*WHAT TO DO*.
Omit any picture, and return the remaining data exactly as written.

*INFORMATION SHOWN*.
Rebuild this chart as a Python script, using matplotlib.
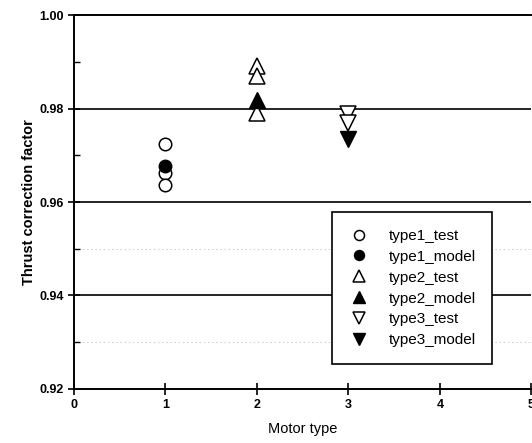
import matplotlib
matplotlib.use("Agg")
import matplotlib.pyplot as plt
import matplotlib.ticker as mticker

plt.rcParams.update({
    "font.family": ["Liberation Sans", "DejaVu Sans"],
    "font.size": 9,
})

# ---- data ----
type1_x_test = [1, 1, 1]
type1_test = [0.9724, 0.9663, 0.9636]
type1_x_model = [1]
type1_model = [0.9676]

type2_x_test = [2, 2, 2]
type2_test = [0.9891, 0.9870, 0.9790]
type2_x_model = [2]
type2_model = [0.9819]

type3_x_test = [3, 3]
type3_test = [0.9788, 0.9769]
type3_x_model = [3]
type3_model = [0.9735]

fig = plt.figure(figsize=(5.32, 4.43), dpi=100)
ax = fig.add_axes([0.139, 0.122, 0.860, 0.844])

ax.set_xlim(0, 5)
ax.set_ylim(0.92, 1.00)

# black horizontal grid lines at the major y ticks
for yv in [0.94, 0.96, 0.98]:
    ax.axhline(yv, color="black", linewidth=1.2, zorder=1)
# faint dotted lines at the half steps (scan remnants)
for yv in [0.93, 0.95]:
    ax.axhline(yv, color="#c8c8c8", linewidth=0.6, linestyle=(0, (2, 3)), zorder=0)

open_kw = dict(linestyle="none", markerfacecolor="white", markeredgecolor="black",
               markeredgewidth=1.1, zorder=3)
fill_kw = dict(linestyle="none", color="black", zorder=4)

ax.plot(type1_x_test, type1_test, marker="o", markersize=9, label="type1_test", **open_kw)
ax.plot(type1_x_model, type1_model, marker="o", markersize=9, label="type1_model", **fill_kw)
ax.plot(type2_x_test, type2_test, marker="^", markersize=11, label="type2_test", **open_kw)
ax.plot(type2_x_model, type2_model, marker="^", markersize=11, label="type2_model", **fill_kw)
ax.plot(type3_x_test, type3_test, marker="v", markersize=11, label="type3_test", **open_kw)
ax.plot(type3_x_model, type3_model, marker="v", markersize=11, label="type3_model", **fill_kw)

for side in ["left", "bottom", "top"]:
    ax.spines[side].set_linewidth(1.4)
ax.spines["right"].set_visible(False)

ax.set_xticks([0, 1, 2, 3, 4, 5])
ax.set_yticks([0.92, 0.94, 0.96, 0.98, 1.00])
ax.yaxis.set_major_formatter(mticker.FormatStrFormatter("%.2f"))
ax.yaxis.set_minor_locator(mticker.MultipleLocator(0.01))
ax.tick_params(axis="both", which="major", direction="inout", length=8, width=1.2,
               labelsize=9)
ax.tick_params(axis="y", which="minor", direction="in", length=4, width=1.0)
for lab in ax.get_xticklabels() + ax.get_yticklabels():
    lab.set_fontweight("bold")

ax.set_xlabel("Motor type", fontsize=10.5, labelpad=8)
ax.set_ylabel("Thrust correction factor", fontsize=10.5, labelpad=2,
              fontweight="semibold")

leg = ax.legend(loc="upper left", bbox_to_anchor=(0.564, 0.473), borderaxespad=0,
                fontsize=11, markerscale=0.8, handlelength=1.3, handletextpad=1.3,
                labelspacing=0.45, borderpad=1.1, fancybox=False, framealpha=1)
leg.get_frame().set_edgecolor("black")
leg.get_frame().set_linewidth(1.2)

fig.savefig("out.png", dpi=100)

*FINISHED EXERCISE*.
Rebuild this chart as a Python script, using matplotlib.
import matplotlib
matplotlib.use("Agg")
import matplotlib.pyplot as plt
import matplotlib.ticker as mticker

plt.rcParams.update({
    "font.family": ["Liberation Sans", "DejaVu Sans"],
    "font.size": 9,
})

# ---- data ----
type1_x_test = [1, 1, 1]
type1_test = [0.9724, 0.9663, 0.9636]
type1_x_model = [1]
type1_model = [0.9676]

type2_x_test = [2, 2, 2]
type2_test = [0.9891, 0.9870, 0.9790]
type2_x_model = [2]
type2_model = [0.9819]

type3_x_test = [3, 3]
type3_test = [0.9788, 0.9769]
type3_x_model = [3]
type3_model = [0.9735]

fig = plt.figure(figsize=(5.32, 4.43), dpi=100)
ax = fig.add_axes([0.139, 0.122, 0.860, 0.844])

ax.set_xlim(0, 5)
ax.set_ylim(0.92, 1.00)

# black horizontal grid lines at the major y ticks
for yv in [0.94, 0.96, 0.98]:
    ax.axhline(yv, color="black", linewidth=1.2, zorder=1)
# faint dotted lines at the half steps (scan remnants)
for yv in [0.93, 0.95]:
    ax.axhline(yv, color="#c8c8c8", linewidth=0.6, linestyle=(0, (2, 3)), zorder=0)

open_kw = dict(linestyle="none", markerfacecolor="white", markeredgecolor="black",
               markeredgewidth=1.1, zorder=3)
fill_kw = dict(linestyle="none", color="black", zorder=4)

ax.plot(type1_x_test, type1_test, marker="o", markersize=9, label="type1_test", **open_kw)
ax.plot(type1_x_model, type1_model, marker="o", markersize=9, label="type1_model", **fill_kw)
ax.plot(type2_x_test, type2_test, marker="^", markersize=11, label="type2_test", **open_kw)
ax.plot(type2_x_model, type2_model, marker="^", markersize=11, label="type2_model", **fill_kw)
ax.plot(type3_x_test, type3_test, marker="v", markersize=11, label="type3_test", **open_kw)
ax.plot(type3_x_model, type3_model, marker="v", markersize=11, label="type3_model", **fill_kw)

for side in ["left", "bottom", "top"]:
    ax.spines[side].set_linewidth(1.4)
ax.spines["right"].set_visible(False)

ax.set_xticks([0, 1, 2, 3, 4, 5])
ax.set_yticks([0.92, 0.94, 0.96, 0.98, 1.00])
ax.yaxis.set_major_formatter(mticker.FormatStrFormatter("%.2f"))
ax.yaxis.set_minor_locator(mticker.MultipleLocator(0.01))
ax.tick_params(axis="both", which="major", direction="inout", length=8, width=1.2,
               labelsize=9)
ax.tick_params(axis="y", which="minor", direction="in", length=4, width=1.0)
for lab in ax.get_xticklabels() + ax.get_yticklabels():
    lab.set_fontweight("bold")

ax.set_xlabel("Motor type", fontsize=10.5, labelpad=8)
ax.set_ylabel("Thrust correction factor", fontsize=10.5, labelpad=2,
              fontweight="semibold")

leg = ax.legend(loc="upper left", bbox_to_anchor=(0.564, 0.473), borderaxespad=0,
                fontsize=11, markerscale=0.8, handlelength=1.3, handletextpad=1.3,
                labelspacing=0.45, borderpad=1.1, fancybox=False, framealpha=1)
leg.get_frame().set_edgecolor("black")
leg.get_frame().set_linewidth(1.2)

fig.savefig("out.png", dpi=100)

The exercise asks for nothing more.